### Exercise aim
Copy from the first line below down to and including the line with "import pandas as pd". Skip the pictures.

○ ○ ○ ○

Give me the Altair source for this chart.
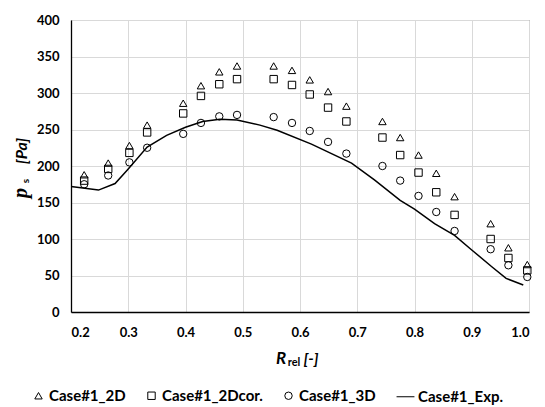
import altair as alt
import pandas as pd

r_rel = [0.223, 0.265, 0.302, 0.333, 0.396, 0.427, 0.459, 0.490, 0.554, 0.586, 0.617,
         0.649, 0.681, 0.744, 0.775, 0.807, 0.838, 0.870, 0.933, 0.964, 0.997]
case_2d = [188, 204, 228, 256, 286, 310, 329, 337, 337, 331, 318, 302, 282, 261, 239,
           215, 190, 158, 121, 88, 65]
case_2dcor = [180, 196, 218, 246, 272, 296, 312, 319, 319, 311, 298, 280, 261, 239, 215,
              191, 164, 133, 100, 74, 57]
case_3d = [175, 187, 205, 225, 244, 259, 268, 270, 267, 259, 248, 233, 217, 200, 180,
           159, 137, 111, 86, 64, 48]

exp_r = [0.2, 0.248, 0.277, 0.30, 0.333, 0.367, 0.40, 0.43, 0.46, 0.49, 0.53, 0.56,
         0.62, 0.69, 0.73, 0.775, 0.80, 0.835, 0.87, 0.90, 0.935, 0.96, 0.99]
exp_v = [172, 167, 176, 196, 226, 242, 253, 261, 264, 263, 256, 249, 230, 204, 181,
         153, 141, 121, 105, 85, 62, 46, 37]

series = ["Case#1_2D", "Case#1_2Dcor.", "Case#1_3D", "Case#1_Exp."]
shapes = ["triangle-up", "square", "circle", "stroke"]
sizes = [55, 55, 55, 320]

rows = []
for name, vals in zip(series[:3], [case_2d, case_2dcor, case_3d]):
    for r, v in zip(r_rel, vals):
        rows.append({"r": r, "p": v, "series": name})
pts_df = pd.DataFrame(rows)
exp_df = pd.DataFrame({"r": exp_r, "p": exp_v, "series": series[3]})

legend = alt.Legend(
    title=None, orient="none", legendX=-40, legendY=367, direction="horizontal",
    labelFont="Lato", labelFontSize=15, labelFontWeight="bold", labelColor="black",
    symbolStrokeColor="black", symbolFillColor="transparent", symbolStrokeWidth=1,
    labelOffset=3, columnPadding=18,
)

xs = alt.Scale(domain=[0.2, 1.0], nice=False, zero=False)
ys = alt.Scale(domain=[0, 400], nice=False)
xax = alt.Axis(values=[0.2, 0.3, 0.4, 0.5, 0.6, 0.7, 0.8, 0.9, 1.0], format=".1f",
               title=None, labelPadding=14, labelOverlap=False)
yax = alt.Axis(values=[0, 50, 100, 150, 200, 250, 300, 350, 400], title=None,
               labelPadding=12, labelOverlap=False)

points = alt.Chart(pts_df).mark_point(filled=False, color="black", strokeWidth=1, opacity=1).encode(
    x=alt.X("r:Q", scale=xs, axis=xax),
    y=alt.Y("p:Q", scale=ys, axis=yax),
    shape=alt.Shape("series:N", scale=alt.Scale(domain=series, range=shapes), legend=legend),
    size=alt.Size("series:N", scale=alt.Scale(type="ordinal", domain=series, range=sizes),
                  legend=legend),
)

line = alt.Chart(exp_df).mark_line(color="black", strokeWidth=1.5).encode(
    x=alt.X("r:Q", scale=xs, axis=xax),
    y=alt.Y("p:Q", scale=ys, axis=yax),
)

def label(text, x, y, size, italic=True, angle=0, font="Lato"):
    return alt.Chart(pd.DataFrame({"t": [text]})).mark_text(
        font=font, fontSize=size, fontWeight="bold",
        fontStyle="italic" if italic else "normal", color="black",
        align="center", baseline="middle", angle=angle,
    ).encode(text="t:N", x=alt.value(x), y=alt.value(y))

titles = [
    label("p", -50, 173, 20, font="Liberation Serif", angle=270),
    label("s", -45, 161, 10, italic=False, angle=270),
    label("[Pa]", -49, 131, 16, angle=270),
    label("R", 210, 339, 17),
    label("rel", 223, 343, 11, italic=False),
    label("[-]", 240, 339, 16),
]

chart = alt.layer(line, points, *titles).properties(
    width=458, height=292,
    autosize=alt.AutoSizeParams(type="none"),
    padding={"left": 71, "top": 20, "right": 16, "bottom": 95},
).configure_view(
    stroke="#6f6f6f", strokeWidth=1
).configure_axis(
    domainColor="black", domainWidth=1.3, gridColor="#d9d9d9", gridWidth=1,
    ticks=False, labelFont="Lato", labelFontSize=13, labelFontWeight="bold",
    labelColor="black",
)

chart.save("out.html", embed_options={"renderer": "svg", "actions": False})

○ ○ ○ ○

### Output of the exercise
Give me the Altair source for this chart.
import altair as alt
import pandas as pd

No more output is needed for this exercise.